Supplied material →

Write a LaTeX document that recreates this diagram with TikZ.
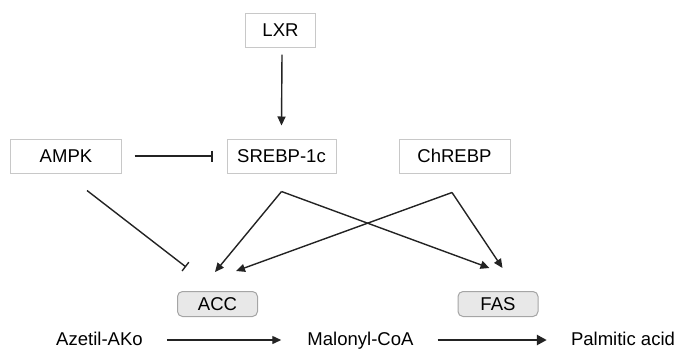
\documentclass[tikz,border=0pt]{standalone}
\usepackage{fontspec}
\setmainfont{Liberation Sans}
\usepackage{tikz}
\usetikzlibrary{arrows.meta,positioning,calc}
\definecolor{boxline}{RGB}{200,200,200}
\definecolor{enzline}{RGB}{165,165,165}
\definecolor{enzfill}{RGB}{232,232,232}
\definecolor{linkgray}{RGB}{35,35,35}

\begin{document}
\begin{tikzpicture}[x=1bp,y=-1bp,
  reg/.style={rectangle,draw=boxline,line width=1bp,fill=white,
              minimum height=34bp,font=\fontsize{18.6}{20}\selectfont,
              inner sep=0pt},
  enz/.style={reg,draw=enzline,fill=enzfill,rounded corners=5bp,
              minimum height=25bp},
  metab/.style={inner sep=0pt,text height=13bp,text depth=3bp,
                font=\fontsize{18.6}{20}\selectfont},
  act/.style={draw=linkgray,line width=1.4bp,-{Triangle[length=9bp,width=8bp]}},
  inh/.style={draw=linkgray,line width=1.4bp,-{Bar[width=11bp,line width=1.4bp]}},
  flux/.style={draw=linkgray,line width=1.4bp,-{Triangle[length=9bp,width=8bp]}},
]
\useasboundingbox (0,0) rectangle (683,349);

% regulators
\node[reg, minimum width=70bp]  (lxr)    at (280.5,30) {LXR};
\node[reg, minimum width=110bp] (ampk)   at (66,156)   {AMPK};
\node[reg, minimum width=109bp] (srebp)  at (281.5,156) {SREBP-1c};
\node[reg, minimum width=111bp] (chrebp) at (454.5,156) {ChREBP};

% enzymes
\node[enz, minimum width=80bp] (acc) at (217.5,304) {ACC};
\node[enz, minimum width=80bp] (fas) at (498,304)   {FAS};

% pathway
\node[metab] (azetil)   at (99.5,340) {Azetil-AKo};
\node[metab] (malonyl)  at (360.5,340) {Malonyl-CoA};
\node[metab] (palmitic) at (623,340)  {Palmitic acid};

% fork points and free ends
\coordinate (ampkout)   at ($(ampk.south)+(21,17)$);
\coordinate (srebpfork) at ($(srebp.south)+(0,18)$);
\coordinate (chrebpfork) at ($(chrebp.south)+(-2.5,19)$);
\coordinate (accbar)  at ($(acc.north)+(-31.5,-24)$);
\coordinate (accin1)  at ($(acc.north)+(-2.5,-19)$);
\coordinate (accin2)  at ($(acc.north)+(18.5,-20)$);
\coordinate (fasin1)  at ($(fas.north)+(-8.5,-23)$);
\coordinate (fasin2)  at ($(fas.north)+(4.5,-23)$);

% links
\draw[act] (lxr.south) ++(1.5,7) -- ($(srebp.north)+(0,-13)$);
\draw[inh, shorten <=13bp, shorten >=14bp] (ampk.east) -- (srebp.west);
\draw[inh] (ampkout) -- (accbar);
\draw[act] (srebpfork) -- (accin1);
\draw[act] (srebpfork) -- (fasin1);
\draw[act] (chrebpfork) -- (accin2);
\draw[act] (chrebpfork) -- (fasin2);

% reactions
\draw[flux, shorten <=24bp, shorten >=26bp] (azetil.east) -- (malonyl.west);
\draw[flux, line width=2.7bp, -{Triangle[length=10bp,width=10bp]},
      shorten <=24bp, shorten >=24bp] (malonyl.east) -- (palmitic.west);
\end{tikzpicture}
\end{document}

Stated problem →
Transcribe the full listing character for character. Pictures are excluded.

Written solution →
Write a LaTeX document that recreates this diagram with TikZ.
\documentclass[tikz,border=0pt]{standalone}
\usepackage{fontspec}
\setmainfont{Liberation Sans}
\usepackage{tikz}
\usetikzlibrary{arrows.meta,positioning,calc}
\definecolor{boxline}{RGB}{200,200,200}
\definecolor{enzline}{RGB}{165,165,165}
\definecolor{enzfill}{RGB}{232,232,232}
\definecolor{linkgray}{RGB}{35,35,35}

\begin{document}
\begin{tikzpicture}[x=1bp,y=-1bp,
  reg/.style={rectangle,draw=boxline,line width=1bp,fill=white,
              minimum height=34bp,font=\fontsize{18.6}{20}\selectfont,
              inner sep=0pt},
  enz/.style={reg,draw=enzline,fill=enzfill,rounded corners=5bp,
              minimum height=25bp},
  metab/.style={inner sep=0pt,text height=13bp,text depth=3bp,
                font=\fontsize{18.6}{20}\selectfont},
  act/.style={draw=linkgray,line width=1.4bp,-{Triangle[length=9bp,width=8bp]}},
  inh/.style={draw=linkgray,line width=1.4bp,-{Bar[width=11bp,line width=1.4bp]}},
  flux/.style={draw=linkgray,line width=1.4bp,-{Triangle[length=9bp,width=8bp]}},
]
\useasboundingbox (0,0) rectangle (683,349);

% regulators
\node[reg, minimum width=70bp]  (lxr)    at (280.5,30) {LXR};
\node[reg, minimum width=110bp] (ampk)   at (66,156)   {AMPK};
\node[reg, minimum width=109bp] (srebp)  at (281.5,156) {SREBP-1c};
\node[reg, minimum width=111bp] (chrebp) at (454.5,156) {ChREBP};

% enzymes
\node[enz, minimum width=80bp] (acc) at (217.5,304) {ACC};
\node[enz, minimum width=80bp] (fas) at (498,304)   {FAS};

% pathway
\node[metab] (azetil)   at (99.5,340) {Azetil-AKo};
\node[metab] (malonyl)  at (360.5,340) {Malonyl-CoA};
\node[metab] (palmitic) at (623,340)  {Palmitic acid};

% fork points and free ends
\coordinate (ampkout)   at ($(ampk.south)+(21,17)$);
\coordinate (srebpfork) at ($(srebp.south)+(0,18)$);
\coordinate (chrebpfork) at ($(chrebp.south)+(-2.5,19)$);
\coordinate (accbar)  at ($(acc.north)+(-31.5,-24)$);
\coordinate (accin1)  at ($(acc.north)+(-2.5,-19)$);
\coordinate (accin2)  at ($(acc.north)+(18.5,-20)$);
\coordinate (fasin1)  at ($(fas.north)+(-8.5,-23)$);
\coordinate (fasin2)  at ($(fas.north)+(4.5,-23)$);

% links
\draw[act] (lxr.south) ++(1.5,7) -- ($(srebp.north)+(0,-13)$);
\draw[inh, shorten <=13bp, shorten >=14bp] (ampk.east) -- (srebp.west);
\draw[inh] (ampkout) -- (accbar);
\draw[act] (srebpfork) -- (accin1);
\draw[act] (srebpfork) -- (fasin1);
\draw[act] (chrebpfork) -- (accin2);
\draw[act] (chrebpfork) -- (fasin2);

% reactions
\draw[flux, shorten <=24bp, shorten >=26bp] (azetil.east) -- (malonyl.west);
\draw[flux, line width=2.7bp, -{Triangle[length=10bp,width=10bp]},
      shorten <=24bp, shorten >=24bp] (malonyl.east) -- (palmitic.west);
\end{tikzpicture}
\end{document}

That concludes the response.